> **PROVIDED RECORDS**
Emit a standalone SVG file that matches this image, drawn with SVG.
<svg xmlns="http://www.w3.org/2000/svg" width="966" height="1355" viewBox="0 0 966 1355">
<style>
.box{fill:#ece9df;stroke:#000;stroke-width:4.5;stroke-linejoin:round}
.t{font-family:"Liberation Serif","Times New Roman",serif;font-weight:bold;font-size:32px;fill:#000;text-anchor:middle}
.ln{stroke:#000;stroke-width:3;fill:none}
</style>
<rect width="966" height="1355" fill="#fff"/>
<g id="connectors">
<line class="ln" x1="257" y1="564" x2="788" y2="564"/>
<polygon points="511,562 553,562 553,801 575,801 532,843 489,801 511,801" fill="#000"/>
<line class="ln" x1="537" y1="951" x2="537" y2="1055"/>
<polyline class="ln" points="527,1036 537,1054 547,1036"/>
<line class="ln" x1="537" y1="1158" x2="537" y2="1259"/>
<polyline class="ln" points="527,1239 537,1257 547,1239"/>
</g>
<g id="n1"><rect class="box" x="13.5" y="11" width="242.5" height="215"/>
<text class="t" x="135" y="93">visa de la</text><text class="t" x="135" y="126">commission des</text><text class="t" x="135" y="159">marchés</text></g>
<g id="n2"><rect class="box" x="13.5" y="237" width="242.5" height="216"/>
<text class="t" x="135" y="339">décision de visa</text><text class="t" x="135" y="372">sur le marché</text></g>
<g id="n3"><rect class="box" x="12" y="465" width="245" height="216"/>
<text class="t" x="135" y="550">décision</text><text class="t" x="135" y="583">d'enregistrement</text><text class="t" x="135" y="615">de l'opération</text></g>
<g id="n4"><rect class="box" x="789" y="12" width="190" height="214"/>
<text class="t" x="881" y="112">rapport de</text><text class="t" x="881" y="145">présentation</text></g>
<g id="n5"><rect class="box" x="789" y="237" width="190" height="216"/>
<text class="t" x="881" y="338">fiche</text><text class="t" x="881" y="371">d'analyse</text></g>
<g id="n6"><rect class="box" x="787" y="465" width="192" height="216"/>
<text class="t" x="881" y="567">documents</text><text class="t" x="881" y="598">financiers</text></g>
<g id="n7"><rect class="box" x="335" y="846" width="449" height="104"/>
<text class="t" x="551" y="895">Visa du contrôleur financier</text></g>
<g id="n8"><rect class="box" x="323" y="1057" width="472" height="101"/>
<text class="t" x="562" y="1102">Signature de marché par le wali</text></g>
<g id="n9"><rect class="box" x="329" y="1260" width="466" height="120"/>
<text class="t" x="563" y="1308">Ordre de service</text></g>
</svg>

...

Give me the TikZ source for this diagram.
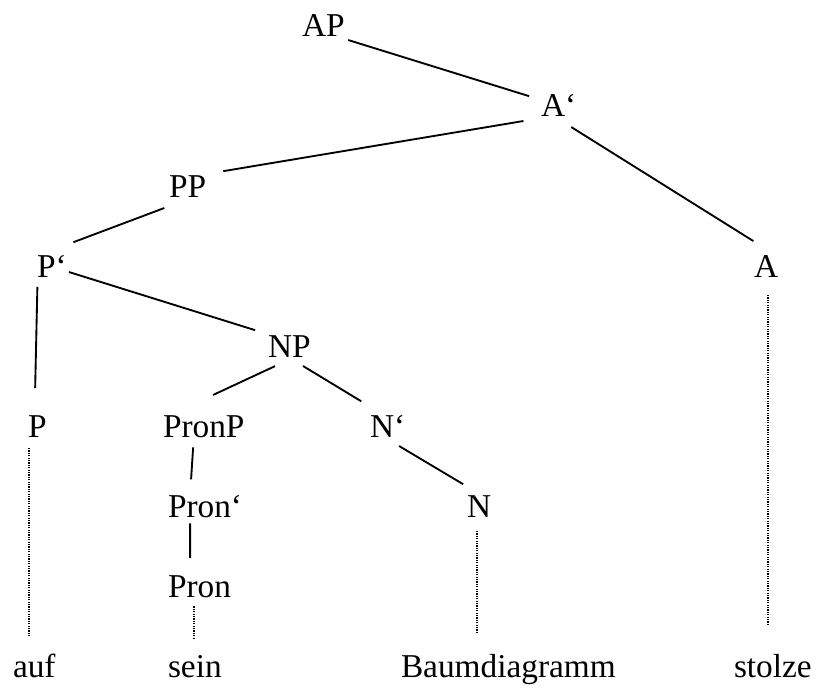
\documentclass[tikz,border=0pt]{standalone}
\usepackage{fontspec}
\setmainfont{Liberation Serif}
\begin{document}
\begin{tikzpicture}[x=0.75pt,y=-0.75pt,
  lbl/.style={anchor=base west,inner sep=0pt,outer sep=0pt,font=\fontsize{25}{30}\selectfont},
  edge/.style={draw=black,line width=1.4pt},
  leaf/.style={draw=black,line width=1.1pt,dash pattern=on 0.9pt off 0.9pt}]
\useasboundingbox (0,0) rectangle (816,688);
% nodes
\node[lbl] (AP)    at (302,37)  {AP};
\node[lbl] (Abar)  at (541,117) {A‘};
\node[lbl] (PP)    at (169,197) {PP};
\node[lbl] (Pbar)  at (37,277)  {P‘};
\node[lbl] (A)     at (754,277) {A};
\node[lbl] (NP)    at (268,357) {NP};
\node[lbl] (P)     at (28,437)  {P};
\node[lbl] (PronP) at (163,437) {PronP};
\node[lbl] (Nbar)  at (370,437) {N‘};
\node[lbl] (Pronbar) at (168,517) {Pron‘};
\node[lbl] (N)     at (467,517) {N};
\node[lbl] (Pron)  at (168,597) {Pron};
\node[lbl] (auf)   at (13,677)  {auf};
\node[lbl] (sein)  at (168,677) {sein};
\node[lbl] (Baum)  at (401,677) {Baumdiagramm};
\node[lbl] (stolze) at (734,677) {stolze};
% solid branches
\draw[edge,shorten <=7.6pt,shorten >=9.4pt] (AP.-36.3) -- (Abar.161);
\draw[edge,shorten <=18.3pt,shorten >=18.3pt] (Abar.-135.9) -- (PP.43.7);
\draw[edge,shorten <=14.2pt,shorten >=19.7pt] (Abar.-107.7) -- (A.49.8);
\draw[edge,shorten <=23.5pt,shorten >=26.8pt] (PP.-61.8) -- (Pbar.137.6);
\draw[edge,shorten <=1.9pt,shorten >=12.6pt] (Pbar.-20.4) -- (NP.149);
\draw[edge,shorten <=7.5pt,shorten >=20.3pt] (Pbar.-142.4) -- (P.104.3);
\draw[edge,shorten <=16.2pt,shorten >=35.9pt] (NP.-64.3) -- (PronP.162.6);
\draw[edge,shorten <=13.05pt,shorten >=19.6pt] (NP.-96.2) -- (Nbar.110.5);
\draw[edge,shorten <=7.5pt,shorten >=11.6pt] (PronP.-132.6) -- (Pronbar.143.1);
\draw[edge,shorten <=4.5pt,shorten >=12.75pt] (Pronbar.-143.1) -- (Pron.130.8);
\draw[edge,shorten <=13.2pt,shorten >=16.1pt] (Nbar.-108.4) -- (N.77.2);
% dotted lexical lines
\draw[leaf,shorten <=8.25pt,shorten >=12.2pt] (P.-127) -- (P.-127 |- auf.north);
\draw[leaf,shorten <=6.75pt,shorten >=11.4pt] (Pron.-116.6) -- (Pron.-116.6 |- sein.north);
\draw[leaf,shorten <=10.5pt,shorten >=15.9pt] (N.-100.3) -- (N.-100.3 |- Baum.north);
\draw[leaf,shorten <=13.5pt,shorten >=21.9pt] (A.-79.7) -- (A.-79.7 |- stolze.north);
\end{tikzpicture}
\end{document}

...

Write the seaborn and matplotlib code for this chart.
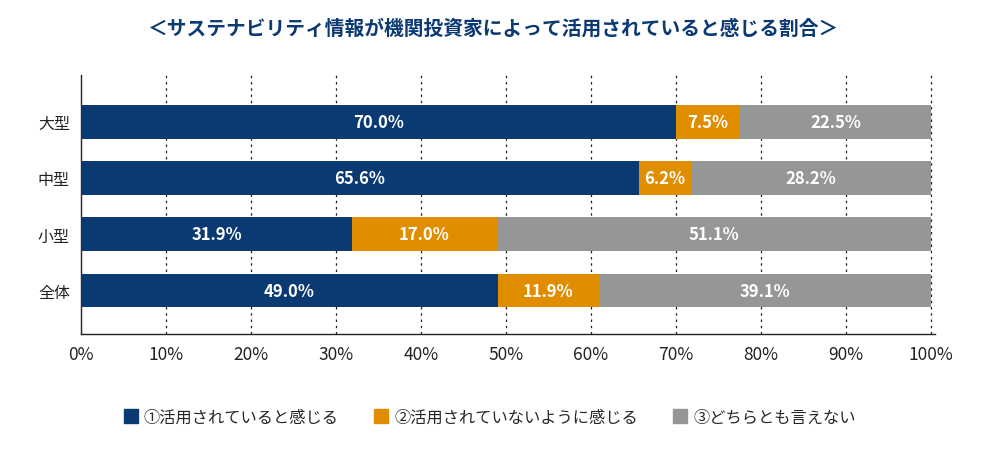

> **STATED EXERCISE**
All lines of the data above that include the word "standalone" must be shown.

> **SOLUTION BELOW**
Emit a standalone SVG file that matches this image, drawn with SVG.
\documentclass[tikz,border=0pt]{standalone}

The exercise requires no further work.